When the alcohol component of a glycoside is provided by a hydroxyl function on another monosaccharide, the compound is called a disaccharide. Four examples of disaccharides composed of two glucose units are shown in the following diagram. The individual glucopyranose rings are labeled A and B, and the glycoside bonding is circled in light blue. Notice that the glycoside bond may be alpha, as in maltose and trehalose, or beta as in cellobiose and gentiobiose. Acid-catalyzed hydrolysis of these disaccharides yields glucose as the only product. Enzyme-catalyzed hydrolysis is selective for a specific glycoside bond, so an alpha-glycosidase cleaves maltose and trehalose to glucose, but does not cleave cellobiose or gentiobiose. A beta-glycosidase has the opposite activity.
In order to draw a representative structure for cellobiose, one of the glucopyranose rings must be rotated by 180º, but this feature is often omitted in favor of retaining the usual perspective for the individual rings. The bonding between the glucopyranose rings in cellobiose and maltose is from the anomeric carbon in ring A to the C-4 hydroxyl group on ring B. This leaves the anomeric carbon in ring B free, so cellobiose and maltose both may assume alpha and beta anomers at that site (the beta form is shown in the diagram). Gentiobiose has a beta-glycoside link, originating at C-1 in ring A and terminating at C-6 in ring B. Its alpha-anomer is drawn in the diagram. Because cellobiose, maltose and gentiobiose are hemiacetals they are all reducing sugars (oxidized by Tollen's reagent). Trehalose, a disaccharide found in certain mushrooms, is a bis-acetal, and is therefore a non-reducing sugar. A systematic nomenclature for disaccharides exists, but as the following examples illustrate, these are often lengthy.
- Cellobiose : 4-O-β-D-Glucopyranosyl-D-glucose (the beta-anomer is drawn)
- Maltose : 4-O-α-D-Glucopyranosyl-D-glucose (the beta-anomer is drawn)
- Gentiobiose : 6-O-β-D-Glucopyranosyl-D-glucose (the alpha-anomer is drawn)

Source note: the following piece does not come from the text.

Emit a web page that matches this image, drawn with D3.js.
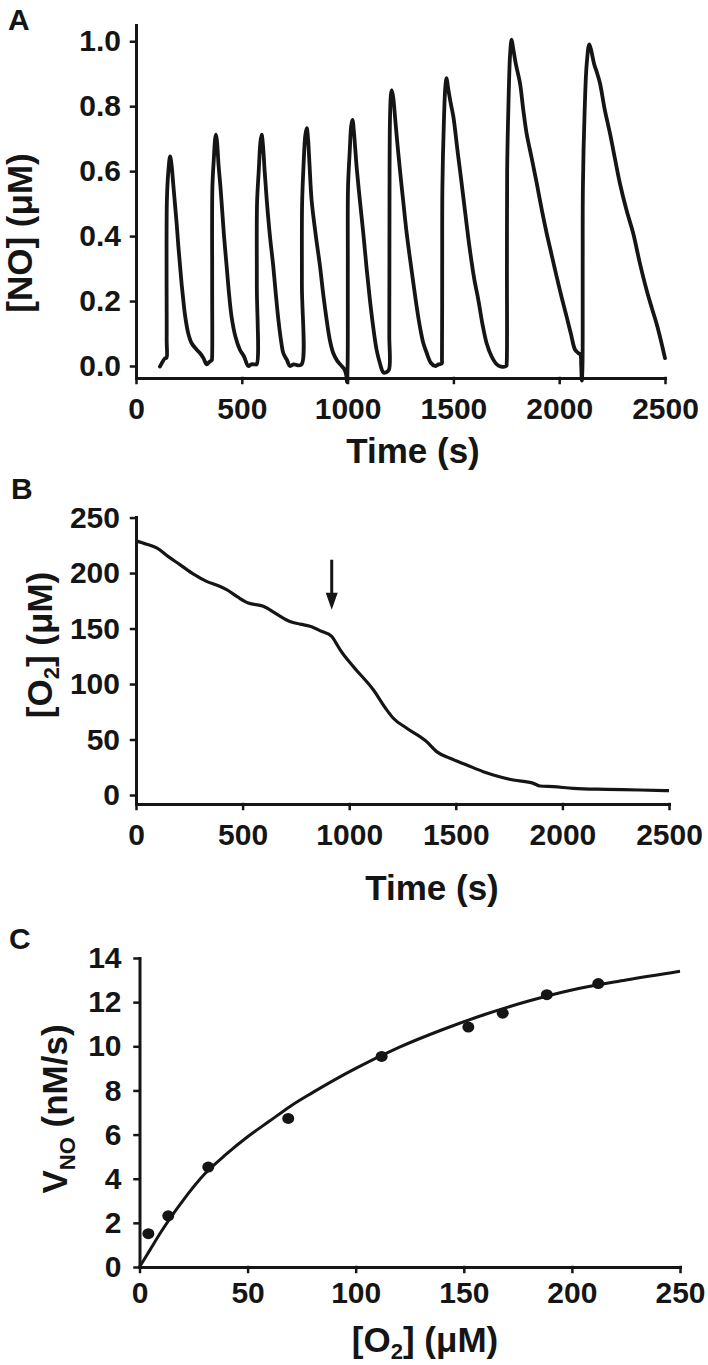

- Trehalose : α-D-Glucopyranosyl-α-D-glucopyranoside
Although all the disaccharides shown here are made up of two glucopyranose rings, their properties differ in interesting ways. Maltose, sometimes called malt sugar, comes from the hydrolysis of starch. It is about one third as sweet as cane sugar (sucrose), is easily digested by humans, and is fermented by yeast. Cellobiose is obtained by the hydrolysis of cellulose. It has virtually no taste, is indigestible by humans, and is not fermented by yeast. Some bacteria have beta-glucosidase enzymes that hydrolyze the glycosidic bonds in cellobiose and cellulose. The presence of such bacteria in the digestive tracts of cows and termites permits these animals to use cellulose as a food. Finally, it may be noted that trehalose has a distinctly sweet taste, but gentiobiose is bitter.

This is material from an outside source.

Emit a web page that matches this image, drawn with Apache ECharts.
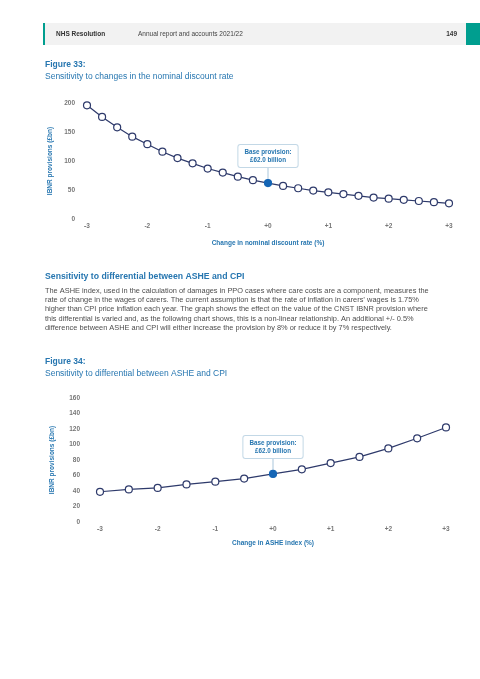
<!DOCTYPE html>
<html><head><meta charset="utf-8">
<script src="https://cdn.jsdelivr.net/npm/echarts@6/dist/echarts.min.js"></script>
<style>html,body{margin:0;padding:0;background:#fff}#c{width:480px;height:679px}</style>
</head><body><div id="c"></div>
<script>
// ---- data ----
const discountX = [-3,-2.75,-2.5,-2.25,-2,-1.75,-1.5,-1.25,-1,-0.75,-0.5,-0.25,0,0.25,0.5,0.75,1,1.25,1.5,1.75,2,2.25,2.5,2.75,3];
const discountValues = [196,176,158,142,129,116,105,96,87,80,73,67,62,57,53,49,46,43,40,37,35,33,31,29,27];
const asheX = [-3,-2.5,-2,-1.5,-1,-0.5,0,0.5,1,1.5,2,2.5,3];
const asheValues = [39,42,44,48.5,52,56,62,68,76,84,95,108,122];
const xTickLabels = ['-3','-2','-1','+0','+1','+2','+3'];
const baseX = 0;
const baseLabel = 'Base provision:\n£62.0 billion';
const paragraph = [
 'The ASHE index, used in the calculation of damages in PPO cases where care costs are a component, measures the',
 'rate of change in the wages of carers. The current assumption is that the rate of inflation in carers\u2019 wages is 1.75%',
 'higher than CPI price inflation each year. The graph shows the effect on the value of the CNST IBNR provision where',
 'this differential is varied and, as the following chart shows, this is a non-linear relationship. An additional +/- 0.5%',
 'difference between ASHE and CPI will either increase the provision by 8% or reduce it by 7% respectively.'
];

const FONT = '"Liberation Sans", Arial, sans-serif';
const BLUE = '#2676b0';
const NAVY = '#2e3a6b';
const BASEC = '#1565b5';

function mkData(xs, ys){
  return xs.map((x,i)=>{
    const d = {value:[x, ys[i]]};
    if (x === baseX) d.itemStyle = {color: BASEC, borderColor: BASEC};
    return d;
  });
}
function xAxisCfg(gi, name, gap){
  return {type:'value', gridIndex:gi, min:-3, max:3, interval:1,
    axisLine:{show:false}, axisTick:{show:false}, splitLine:{show:false},
    axisLabel:{formatter:v=>xTickLabels[Math.round(v)+3], color:'#777', fontSize:6.5, fontWeight:'bold', fontFamily:FONT, margin:4},
    name:name, nameLocation:'middle', nameGap:gap,
    nameTextStyle:{color:BLUE, fontSize:6.5, fontWeight:'bold', fontFamily:FONT}};
}
function yAxisCfg(gi, max, interval, gap, margin){
  return {type:'value', gridIndex:gi, min:0, max:max, interval:interval,
    axisLine:{show:false}, axisTick:{show:false}, splitLine:{show:false},
    axisLabel:{color:'#777', fontSize:6.5, fontWeight:'bold', fontFamily:FONT, margin:margin},
    name:'IBNR provisions (£bn)', nameLocation:'middle', nameGap:gap, nameRotate:90,
    nameTextStyle:{color:BLUE, fontSize:6.5, fontWeight:'bold', fontFamily:FONT}};
}
function lineSeries(xi, xs, ys){
  return {type:'line', xAxisIndex:xi, yAxisIndex:xi, data:mkData(xs, ys),
    symbol:'circle', symbolSize:7, lineStyle:{color:NAVY, width:1.2},
    itemStyle:{color:'#fff', borderColor:NAVY, borderWidth:1.2}, z:3};
}

const staticGraphics = [
  {type:'rect', shape:{x:43, y:23, width:423, height:22}, style:{fill:'#f2f2f2'}},
  {type:'rect', shape:{x:43, y:23, width:2, height:22}, style:{fill:'#009e8f'}},
  {type:'rect', shape:{x:466, y:23, width:14, height:22}, style:{fill:'#009e8f'}},
  {type:'text', style:{text:'NHS Resolution', x:56, y:34, fill:'#333', font:'bold 6.5px '+FONT, verticalAlign:'middle'}},
  {type:'text', style:{text:'Annual report and accounts 2021/22', x:138, y:34, fill:'#444', font:'6.5px '+FONT, verticalAlign:'middle'}},
  {type:'text', style:{text:'149', x:457, y:34, fill:'#333', font:'bold 6.5px '+FONT, align:'right', verticalAlign:'middle'}},
  {type:'text', style:{text:'Figure 33:', x:45, y:65, fill:BLUE, font:'bold 8.5px '+FONT, verticalAlign:'middle'}},
  {type:'text', style:{text:'Sensitivity to changes in the nominal discount rate', x:45, y:77, fill:BLUE, font:'8.5px '+FONT, verticalAlign:'middle'}},
  {type:'text', style:{text:'Sensitivity to differential between ASHE and CPI', x:45, y:276.5, fill:BLUE, font:'bold 8.7px '+FONT, verticalAlign:'middle'}},
  {type:'text', style:{text:'Figure 34:', x:45, y:362, fill:BLUE, font:'bold 8.5px '+FONT, verticalAlign:'middle'}},
  {type:'text', style:{text:'Sensitivity to differential between ASHE and CPI', x:45, y:374, fill:BLUE, font:'8.5px '+FONT, verticalAlign:'middle'}}
];
paragraph.forEach((t,i)=>{
  staticGraphics.push({type:'text', style:{text:t, x:45, y:291+i*9.2, fill:'#4d4d4d', font:'7.4px '+FONT, verticalAlign:'middle'}});
});

const chart = echarts.init(document.getElementById('c'), null, {renderer:'canvas'});
const option = {
  backgroundColor:'#fff',
  animation:false,
  grid:[
    {left:87, right:31, top:103, bottom:460},
    {left:100, right:34, top:398, bottom:157}
  ],
  xAxis:[xAxisCfg(0,'Change in nominal discount rate (%)',21), xAxisCfg(1,'Change in ASHE index (%)',18)],
  yAxis:[yAxisCfg(0,200,50,31,12), yAxisCfg(1,160,20,44,20)],
  series:[lineSeries(0, discountX, discountValues), lineSeries(1, asheX, asheValues)],
  graphic:staticGraphics
};
chart.setOption(option);

// annotations positioned via library scales
function annot(si, xs, ys){
  const idx = xs.indexOf(baseX);
  const p = chart.convertToPixel({seriesIndex:si}, [baseX, ys[idx]]);
  return [
    {type:'line', shape:{x1:p[0], y1:p[1]-3, x2:p[0], y2:p[1]-16}, style:{stroke:'#a9c6db', lineWidth:1}, z:2},
    {type:'text', z:5, style:{text:baseLabel, x:p[0], y:p[1]-16, align:'center', verticalAlign:'bottom',
      fill:BLUE, font:'bold 6.3px '+FONT, lineHeight:8, backgroundColor:'#fff', borderColor:'#c3d8e6', borderWidth:1,
      borderRadius:2, padding:[3,6,3,6]}}
  ];
}
chart.setOption({graphic: staticGraphics.concat(annot(0, discountX, discountValues), annot(1, asheX, asheValues))});
</script></body></html>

Disaccharides made up of other sugars are known, but glucose is often one of the components. Two important examples of such mixed disaccharides are displayed above. Lactose, also known as milk sugar, is a galactose-glucose compound joined as a beta-glycoside. It is a reducing sugar because of the hemiacetal function remaining in the glucose moiety. Many adults, particularly those from regions where milk is not a dietary staple, have a metabolic intolerance for lactose. Infants have a digestive enzyme which cleaves the beta-glycoside bond in lactose, but production of this enzyme stops with weaning. Cheese is less subject to the lactose intolerance problem, since most of the lactose is removed with the whey. Sucrose, or cane sugar, is our most commonly used sweetening agent. It is a non-reducing disaccharide composed of glucose and fructose joined at the anomeric carbon of each by glycoside bonds (one alpha and one beta). In the formula shown here the fructose ring has been rotated 180º from its conventional perspective.